Restate the data word for word and leave the images out.
>> start GIVEN MATERIAL
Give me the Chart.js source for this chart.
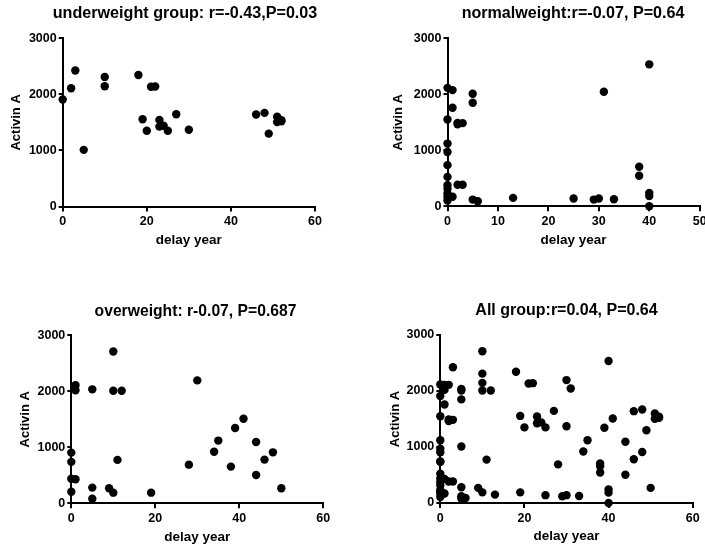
<!DOCTYPE html>
<html>
<head>
<title>Activin A vs delay year</title>
<script src="https://cdn.jsdelivr.net/npm/chart.js@4/dist/chart.umd.min.js"></script>
<style>
  html, body { margin: 0; padding: 0; background: #fff; overflow: hidden; width: 705px; height: 546px; }
  .panel { position: absolute; }
</style>
</head>
<body>
<div class="panel" id="p1"><canvas id="c1"></canvas></div>
<div class="panel" id="p2"><canvas id="c2"></canvas></div>
<div class="panel" id="p3"><canvas id="c3"></canvas></div>
<div class="panel" id="p4"><canvas id="c4"></canvas></div>
<script>
// values (delay year, Activin A)
const underX = [0, 2, 3, 5, 10, 10, 18, 19, 20, 21, 22, 23, 23, 24, 25, 27, 30, 46, 48, 49, 51, 51, 52, 52];
const underY = [1910, 2110, 2425, 1010, 2310, 2145, 2345, 1555, 1350, 2135, 2140, 1545, 1425, 1440, 1350, 1645, 1370, 1640, 1670, 1300, 1600, 1505, 1540, 1520];

const normalX = [0, 1, 5, 5, 1, 0, 2, 2, 3, 0, 0, 0, 0, 0, 0, 0, 0, 0, 2, 3, 1, 5, 6, 13, 25, 29, 30, 31, 33, 38, 38, 40, 40, 40, 40];
const normalY = [2115, 2075, 2010, 1850, 1760, 1550, 1465, 1490, 1485, 1120, 970, 735, 525, 375, 315, 230, 165, 105, 385, 385, 170, 120, 90, 150, 140, 120, 140, 2045, 125, 705, 545, 2535, 240, 185, 0];

const overX = [0, 0, 0, 1, 0, 1, 1, 5, 5, 5, 9, 10, 10, 10, 11, 12, 19, 28, 30, 34, 35, 38, 39, 41, 44, 44, 46, 48, 50];
const overY = [905, 740, 440, 430, 205, 2110, 2020, 2035, 280, 80, 270, 190, 2710, 2010, 775, 2010, 190, 690, 2195, 920, 1120, 655, 1345, 1510, 1095, 505, 780, 910, 270];

const allX = underX.concat(normalX, overX);
const allY = underY.concat(normalY, overY);

const titles = [
  'underweight group: r=-0.43,P=0.03',
  'normalweight:r=-0.07, P=0.64',
  'overweight: r-0.07, P=0.687',
  'All group:r=0.04, P=0.64'
];
const yTicks = [0, 1000, 2000, 3000];
const xTicksA = [0, 20, 40, 60];
const xTicksB = [0, 10, 20, 30, 40, 50];

Chart.defaults.font.family = '"Liberation Sans", Arial, sans-serif';
Chart.defaults.color = '#000';

const toPoints = (xs, ys) => xs.map((x, i) => ({x: x, y: ys[i]}));

const X_H = 45.6;

function makeChart(n, xs, ys, title, xTicks, box) {
  const wrap = document.getElementById('p' + n);
  // canvas is centred on the title so the full-width title lands where it should
  const width = Math.round(2 * (box.titleX - box.left));
  const height = Math.ceil(box.plotB - box.top + X_H);
  const rightGap = width - (box.plotR - box.left);
  wrap.style.left = box.left + 'px';
  wrap.style.top = box.top + 'px';
  wrap.style.width = width + 'px';
  wrap.style.height = height + 'px';

  const titleLH = box.titleSize * 1.2;
  const tTop = box.titleY - box.top - titleLH / 2;
  const tBot = (box.plotT - box.top) - tTop - titleLH;

  new Chart(document.getElementById('c' + n), {
    type: 'scatter',
    data: {
      datasets: [{
        data: toPoints(xs, ys),
        backgroundColor: '#000',
        borderWidth: 0,
        pointRadius: 4.2,
        pointHoverRadius: 4.2,
        clip: false
      }]
    },
    options: {
      responsive: true,
      maintainAspectRatio: false,
      animation: false,
      layout: {
        padding: {left: 0, top: 0, right: 0, bottom: height - (box.plotB - box.top) - X_H}
      },
      plugins: {
        legend: {display: false},
        tooltip: {enabled: false},
        title: {
          display: true,
          text: title,
          fullSize: true,
          font: {size: box.titleSize, weight: 'bold'},
          padding: {top: tTop, bottom: tBot}
        }
      },
      scales: {
        x: {
          type: 'linear',
          min: xTicks[0],
          max: xTicks[xTicks.length - 1],
          afterBuildTicks: s => { s.ticks = xTicks.map(v => ({value: v})); },
          afterFit: s => { s.height = X_H; s.paddingLeft = 0; s.paddingRight = rightGap; },
          border: {color: '#000', width: 2},
          grid: {drawOnChartArea: false, drawTicks: true, tickLength: 5, color: '#000', lineWidth: 2},
          ticks: {font: {size: 12.5, weight: 'bold'}, padding: 3, maxRotation: 0, autoSkip: false, callback: v => String(v)},
          title: {display: true, text: 'delay year', font: {size: 13.5, weight: 'bold'}, padding: {top: 0, bottom: 4}}
        },
        y: {
          type: 'linear',
          min: 0,
          max: 3000,
          afterBuildTicks: s => { s.ticks = yTicks.map(v => ({value: v})); },
          afterFit: s => { s.width = box.plotL - box.left; s.paddingTop = 0; s.paddingBottom = 0; },
          border: {color: '#000', width: 2},
          grid: {drawOnChartArea: false, drawTicks: true, tickLength: 4, color: '#000', lineWidth: 2},
          ticks: {font: {size: 12.5, weight: 'bold'}, padding: 2, autoSkip: false, callback: v => String(v)},
          title: {display: true, text: 'Activin A', font: {size: 13, weight: 'bold'}, padding: {top: box.yTitleX - box.left - 7.8, bottom: 0}}
        }
      }
    }
  });
}

makeChart(1, underX, underY, titles[0], xTicksA,
  {left: 0, top: 0, plotL: 62.7, plotR: 315, plotT: 38.3, plotB: 206.5, titleX: 185, titleY: 14, yTitleX: 16, titleSize: 16.15});
makeChart(2, normalX, normalY, titles[1], xTicksB,
  {left: 380, top: 0, plotL: 447.5, plotR: 699.7, plotT: 38.3, plotB: 206.3, titleX: 573, titleY: 14, yTitleX: 398, titleSize: 16.1});
makeChart(3, overX, overY, titles[2], xTicksA,
  {left: 0, top: 290, plotL: 71.3, plotR: 323.3, plotT: 335.3, plotB: 503.3, titleX: 195.5, titleY: 311.5, yTitleX: 25, titleSize: 15.7});
makeChart(4, allX, allY, titles[3], xTicksA,
  {left: 380, top: 290, plotL: 440.3, plotR: 692.7, plotT: 335, plotB: 503, titleX: 566.5, titleY: 310.5, yTitleX: 395.3, titleSize: 16});
</script>
</body>
</html>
>> end GIVEN MATERIAL
COMPLETE ANSWER:
Give me the Chart.js source for this chart.
<!DOCTYPE html>
<html>
<head>
<title>Activin A vs delay year</title>
<script src="https://cdn.jsdelivr.net/npm/chart.js@4/dist/chart.umd.min.js"></script>
<style>
  html, body { margin: 0; padding: 0; background: #fff; overflow: hidden; width: 705px; height: 546px; }
  .panel { position: absolute; }
</style>
</head>
<body>
<div class="panel" id="p1"><canvas id="c1"></canvas></div>
<div class="panel" id="p2"><canvas id="c2"></canvas></div>
<div class="panel" id="p3"><canvas id="c3"></canvas></div>
<div class="panel" id="p4"><canvas id="c4"></canvas></div>
<script>
// values (delay year, Activin A)
const underX = [0, 2, 3, 5, 10, 10, 18, 19, 20, 21, 22, 23, 23, 24, 25, 27, 30, 46, 48, 49, 51, 51, 52, 52];
const underY = [1910, 2110, 2425, 1010, 2310, 2145, 2345, 1555, 1350, 2135, 2140, 1545, 1425, 1440, 1350, 1645, 1370, 1640, 1670, 1300, 1600, 1505, 1540, 1520];

const normalX = [0, 1, 5, 5, 1, 0, 2, 2, 3, 0, 0, 0, 0, 0, 0, 0, 0, 0, 2, 3, 1, 5, 6, 13, 25, 29, 30, 31, 33, 38, 38, 40, 40, 40, 40];
const normalY = [2115, 2075, 2010, 1850, 1760, 1550, 1465, 1490, 1485, 1120, 970, 735, 525, 375, 315, 230, 165, 105, 385, 385, 170, 120, 90, 150, 140, 120, 140, 2045, 125, 705, 545, 2535, 240, 185, 0];

const overX = [0, 0, 0, 1, 0, 1, 1, 5, 5, 5, 9, 10, 10, 10, 11, 12, 19, 28, 30, 34, 35, 38, 39, 41, 44, 44, 46, 48, 50];
const overY = [905, 740, 440, 430, 205, 2110, 2020, 2035, 280, 80, 270, 190, 2710, 2010, 775, 2010, 190, 690, 2195, 920, 1120, 655, 1345, 1510, 1095, 505, 780, 910, 270];

const allX = underX.concat(normalX, overX);
const allY = underY.concat(normalY, overY);

const titles = [
  'underweight group: r=-0.43,P=0.03',
  'normalweight:r=-0.07, P=0.64',
  'overweight: r-0.07, P=0.687',
  'All group:r=0.04, P=0.64'
];
const yTicks = [0, 1000, 2000, 3000];
const xTicksA = [0, 20, 40, 60];
const xTicksB = [0, 10, 20, 30, 40, 50];

Chart.defaults.font.family = '"Liberation Sans", Arial, sans-serif';
Chart.defaults.color = '#000';

const toPoints = (xs, ys) => xs.map((x, i) => ({x: x, y: ys[i]}));

const X_H = 45.6;

function makeChart(n, xs, ys, title, xTicks, box) {
  const wrap = document.getElementById('p' + n);
  // canvas is centred on the title so the full-width title lands where it should
  const width = Math.round(2 * (box.titleX - box.left));
  const height = Math.ceil(box.plotB - box.top + X_H);
  const rightGap = width - (box.plotR - box.left);
  wrap.style.left = box.left + 'px';
  wrap.style.top = box.top + 'px';
  wrap.style.width = width + 'px';
  wrap.style.height = height + 'px';

  const titleLH = box.titleSize * 1.2;
  const tTop = box.titleY - box.top - titleLH / 2;
  const tBot = (box.plotT - box.top) - tTop - titleLH;

  new Chart(document.getElementById('c' + n), {
    type: 'scatter',
    data: {
      datasets: [{
        data: toPoints(xs, ys),
        backgroundColor: '#000',
        borderWidth: 0,
        pointRadius: 4.2,
        pointHoverRadius: 4.2,
        clip: false
      }]
    },
    options: {
      responsive: true,
      maintainAspectRatio: false,
      animation: false,
      layout: {
        padding: {left: 0, top: 0, right: 0, bottom: height - (box.plotB - box.top) - X_H}
      },
      plugins: {
        legend: {display: false},
        tooltip: {enabled: false},
        title: {
          display: true,
          text: title,
          fullSize: true,
          font: {size: box.titleSize, weight: 'bold'},
          padding: {top: tTop, bottom: tBot}
        }
      },
      scales: {
        x: {
          type: 'linear',
          min: xTicks[0],
          max: xTicks[xTicks.length - 1],
          afterBuildTicks: s => { s.ticks = xTicks.map(v => ({value: v})); },
          afterFit: s => { s.height = X_H; s.paddingLeft = 0; s.paddingRight = rightGap; },
          border: {color: '#000', width: 2},
          grid: {drawOnChartArea: false, drawTicks: true, tickLength: 5, color: '#000', lineWidth: 2},
          ticks: {font: {size: 12.5, weight: 'bold'}, padding: 3, maxRotation: 0, autoSkip: false, callback: v => String(v)},
          title: {display: true, text: 'delay year', font: {size: 13.5, weight: 'bold'}, padding: {top: 0, bottom: 4}}
        },
        y: {
          type: 'linear',
          min: 0,
          max: 3000,
          afterBuildTicks: s => { s.ticks = yTicks.map(v => ({value: v})); },
          afterFit: s => { s.width = box.plotL - box.left; s.paddingTop = 0; s.paddingBottom = 0; },
          border: {color: '#000', width: 2},
          grid: {drawOnChartArea: false, drawTicks: true, tickLength: 4, color: '#000', lineWidth: 2},
          ticks: {font: {size: 12.5, weight: 'bold'}, padding: 2, autoSkip: false, callback: v => String(v)},
          title: {display: true, text: 'Activin A', font: {size: 13, weight: 'bold'}, padding: {top: box.yTitleX - box.left - 7.8, bottom: 0}}
        }
      }
    }
  });
}

makeChart(1, underX, underY, titles[0], xTicksA,
  {left: 0, top: 0, plotL: 62.7, plotR: 315, plotT: 38.3, plotB: 206.5, titleX: 185, titleY: 14, yTitleX: 16, titleSize: 16.15});
makeChart(2, normalX, normalY, titles[1], xTicksB,
  {left: 380, top: 0, plotL: 447.5, plotR: 699.7, plotT: 38.3, plotB: 206.3, titleX: 573, titleY: 14, yTitleX: 398, titleSize: 16.1});
makeChart(3, overX, overY, titles[2], xTicksA,
  {left: 0, top: 290, plotL: 71.3, plotR: 323.3, plotT: 335.3, plotB: 503.3, titleX: 195.5, titleY: 311.5, yTitleX: 25, titleSize: 15.7});
makeChart(4, allX, allY, titles[3], xTicksA,
  {left: 380, top: 290, plotL: 440.3, plotR: 692.7, plotT: 335, plotB: 503, titleX: 566.5, titleY: 310.5, yTitleX: 395.3, titleSize: 16});
</script>
</body>
</html>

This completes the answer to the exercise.